Forget the mystery of why the bill, which directly undermines local district ability to control costs, passed both Houses by an overwhelming margin. (Okay, maybe not so mysterious. Look at the filer.) The greater mystery is why Gov. Christie’s conditional veto is so weak. He limits his concern to a possible reading of the bill text that could require districts to negotiate with local unions any time they want to lay off staff, even when enrollment drops or when other financial needs present themselves. Here’s Christie the Diplomat:
While I commend the sponsors for attempting to facilitate the preservation of school employee positions during this difficult economic time, I am concerned that this bill, as currently written, goes well beyond the situation which the sponsors were attempting to address.

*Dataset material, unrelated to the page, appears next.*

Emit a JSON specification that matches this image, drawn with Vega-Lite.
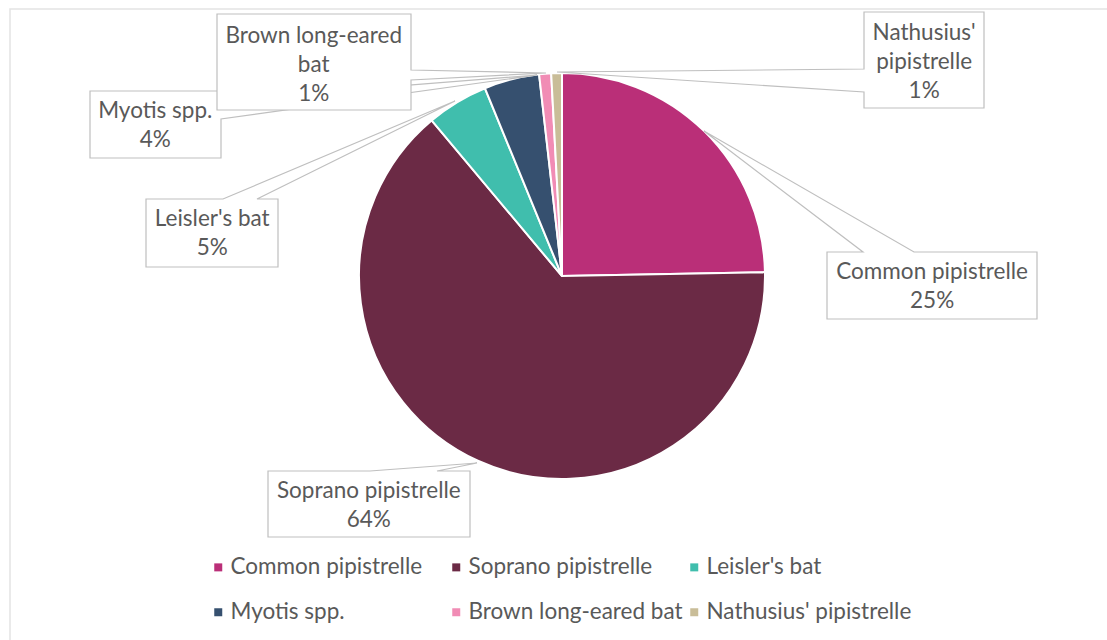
{
  "$schema": "https://vega.github.io/schema/vega-lite/v6.json",
  "width": 1090,
  "height": 552,
  "autosize": {"type": "none"},
  "padding": {"left": 17, "top": 0, "right": 0, "bottom": 88},
  "background": "white",
  "config": {"view": {"stroke": null}},
  "data": {
    "values": [
      {"species": "Common pipistrelle", "share": 24.7, "idx": 1, "callout": "Common pipistrelle\n25%"},
      {"species": "Soprano pipistrelle", "share": 64.2, "idx": 2, "callout": "Soprano pipistrelle\n64%"},
      {"species": "Leisler's bat", "share": 4.9, "idx": 3, "callout": "Leisler's bat\n5%"},
      {"species": "Myotis spp.", "share": 4.4, "idx": 4, "callout": "Myotis spp.\n4%"},
      {"species": "Brown long-eared bat", "share": 0.95, "idx": 5, "callout": "Brown long-eared\nbat\n1%"},
      {"species": "Nathusius' pipistrelle", "share": 0.85, "idx": 6, "callout": "Nathusius'\npipistrelle\n1%"}
    ]
  },
  "layer": [
    {
      "data": {"values": [{"item": "chart border"}]},
      "mark": {"type": "point", "shape": "M-552,-267L620,-267L620,420L-552,420Z", "size": 4, "filled": false, "stroke": "#D9D9D9", "strokeWidth": 1.5, "strokeOpacity": 1},
      "encoding": {}
    },
    {
      "mark": {"type": "arc", "outerRadius": 203, "stroke": "white", "strokeWidth": 2},
      "encoding": {
        "theta": {"field": "share", "type": "quantitative", "stack": true},
        "order": {"field": "idx", "type": "quantitative"},
        "color": {
          "field": "species",
          "type": "nominal",
          "scale": {
            "domain": ["Common pipistrelle", "Soprano pipistrelle", "Leisler's bat", "Myotis spp.", "Brown long-eared bat", "Nathusius' pipistrelle"],
            "range": ["#BA2F78", "#6B2A45", "#40BEAD", "#36506F", "#F18CB5", "#C9BD98"]
          },
          "legend": {
            "orient": "none", "legendX": 190, "legendY": 556, "columns": 3, "direction": "horizontal",
            "symbolType": "square", "symbolSize": 64, "symbolStrokeWidth": 0,
            "labelFont": "Lato", "labelFontSize": 22.5, "labelColor": "#595959", "labelOffset": 1, "labelLimit": 400,
            "columnPadding": -2, "rowPadding": 22, "gridAlign": "all", "title": null, "padding": 0
          }
        }
      }
    },
    {
      "data": {"values": [{"item": "Common pipistrelle callout"}]},
      "mark": {"type": "point", "shape": "M265,-24L301,-24L142,-145L352,-24L475,-24L475,43L265,43Z", "size": 4, "filled": true, "fill": "white", "fillOpacity": 1, "stroke": "#BFBFBF", "strokeWidth": 1.2, "strokeOpacity": 1},
      "encoding": {}
    },
    {
      "data": {"values": [{"item": "Soprano pipistrelle callout"}]},
      "mark": {"type": "point", "shape": "M-294,195L-192,195L-85,187L-125,195L-92,195L-92,261L-294,261Z", "size": 4, "filled": true, "fill": "white", "fillOpacity": 1, "stroke": "#BFBFBF", "strokeWidth": 1.2, "strokeOpacity": 1},
      "encoding": {}
    },
    {
      "data": {"values": [{"item": "Leisler's bat callout"}]},
      "mark": {"type": "point", "shape": "M-416,-77L-339,-77L-107,-175L-305,-77L-284,-77L-284,-9L-416,-9Z", "size": 4, "filled": true, "fill": "white", "fillOpacity": 1, "stroke": "#BFBFBF", "strokeWidth": 1.2, "strokeOpacity": 1},
      "encoding": {}
    },
    {
      "data": {"values": [{"item": "Myotis spp. callout"}]},
      "mark": {"type": "point", "shape": "M-472,-185L-341,-185L-341,-176L-25,-201L-341,-157L-341,-118L-472,-118Z", "size": 4, "filled": true, "fill": "white", "fillOpacity": 1, "stroke": "#BFBFBF", "strokeWidth": 1.2, "strokeOpacity": 1},
      "encoding": {}
    },
    {
      "data": {"values": [{"item": "Brown long-eared bat callout"}]},
      "mark": {"type": "point", "shape": "M-345,-262L-151,-262L-151,-206L-16,-203L-151,-196L-151,-166L-345,-166Z", "size": 4, "filled": true, "fill": "white", "fillOpacity": 1, "stroke": "#BFBFBF", "strokeWidth": 1.2, "strokeOpacity": 1},
      "encoding": {}
    },
    {
      "data": {"values": [{"item": "Nathusius' pipistrelle callout"}]},
      "mark": {"type": "point", "shape": "M302,-264L422,-264L422,-168L302,-168L302,-184L-5,-204L302,-207Z", "size": 4, "filled": true, "fill": "white", "fillOpacity": 1, "stroke": "#BFBFBF", "strokeWidth": 1.2, "strokeOpacity": 1},
      "encoding": {}
    },
    {
      "mark": {"type": "text", "radius": 220, "dx": 216, "dy": 153, "font": "Lato", "fontSize": 22.5, "fill": "#595959", "lineBreak": "\n", "lineHeight": 29, "align": "center", "baseline": "middle"},
      "encoding": {
        "theta": {"field": "share", "type": "quantitative", "stack": true},
        "order": {"field": "idx", "type": "quantitative"},
        "text": {"condition": {"test": "datum.idx === 1", "field": "callout"}, "value": ""}
      }
    },
    {
      "mark": {"type": "text", "radius": 220, "dx": -102, "dy": 15, "font": "Lato", "fontSize": 22.5, "fill": "#595959", "lineBreak": "\n", "lineHeight": 29, "align": "center", "baseline": "middle"},
      "encoding": {
        "theta": {"field": "share", "type": "quantitative", "stack": true},
        "order": {"field": "idx", "type": "quantitative"},
        "text": {"condition": {"test": "datum.idx === 2", "field": "callout"}, "value": ""}
      }
    },
    {
      "mark": {"type": "text", "radius": 220, "dx": -236, "dy": 131, "font": "Lato", "fontSize": 22.5, "fill": "#595959", "lineBreak": "\n", "lineHeight": 29, "align": "center", "baseline": "middle"},
      "encoding": {
        "theta": {"field": "share", "type": "quantitative", "stack": true},
        "order": {"field": "idx", "type": "quantitative"},
        "text": {"condition": {"test": "datum.idx === 3", "field": "callout"}, "value": ""}
      }
    },
    {
      "mark": {"type": "text", "radius": 220, "dx": -352, "dy": 48, "font": "Lato", "fontSize": 22.5, "fill": "#595959", "lineBreak": "\n", "lineHeight": 29, "align": "center", "baseline": "middle"},
      "encoding": {
        "theta": {"field": "share", "type": "quantitative", "stack": true},
        "order": {"field": "idx", "type": "quantitative"},
        "text": {"condition": {"test": "datum.idx === 4", "field": "callout"}, "value": ""}
      }
    },
    {
      "mark": {"type": "text", "radius": 220, "dx": -230, "dy": -21, "font": "Lato", "fontSize": 22.5, "fill": "#595959", "lineBreak": "\n", "lineHeight": 29, "align": "center", "baseline": "middle"},
      "encoding": {
        "theta": {"field": "share", "type": "quantitative", "stack": true},
        "order": {"field": "idx", "type": "quantitative"},
        "text": {"condition": {"test": "datum.idx === 5", "field": "callout"}, "value": ""}
      }
    },
    {
      "mark": {"type": "text", "radius": 220, "dx": 368, "dy": -23, "font": "Lato", "fontSize": 22.5, "fill": "#595959", "lineBreak": "\n", "lineHeight": 29, "align": "center", "baseline": "middle"},
      "encoding": {
        "theta": {"field": "share", "type": "quantitative", "stack": true},
        "order": {"field": "idx", "type": "quantitative"},
        "text": {"condition": {"test": "datum.idx === 6", "field": "callout"}, "value": ""}
      }
    }
  ]
}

As public education catches up with technology, data-driven curricula, and divergent educational needs of different groups, the last thing school districts need is a tightening of the handcuffs on highly-regulated fiscal plans. It’s great when employees recognize that current wages or benefits are unsustainable and dip into their own pocketbooks to save the jobs of other staffers. But S1940 is all about protecting the jobs of adults, not the educational needs of the kids.
The union did its job; it protected its own. The Legislature didn’t. Neither did Christie’s conditional veto.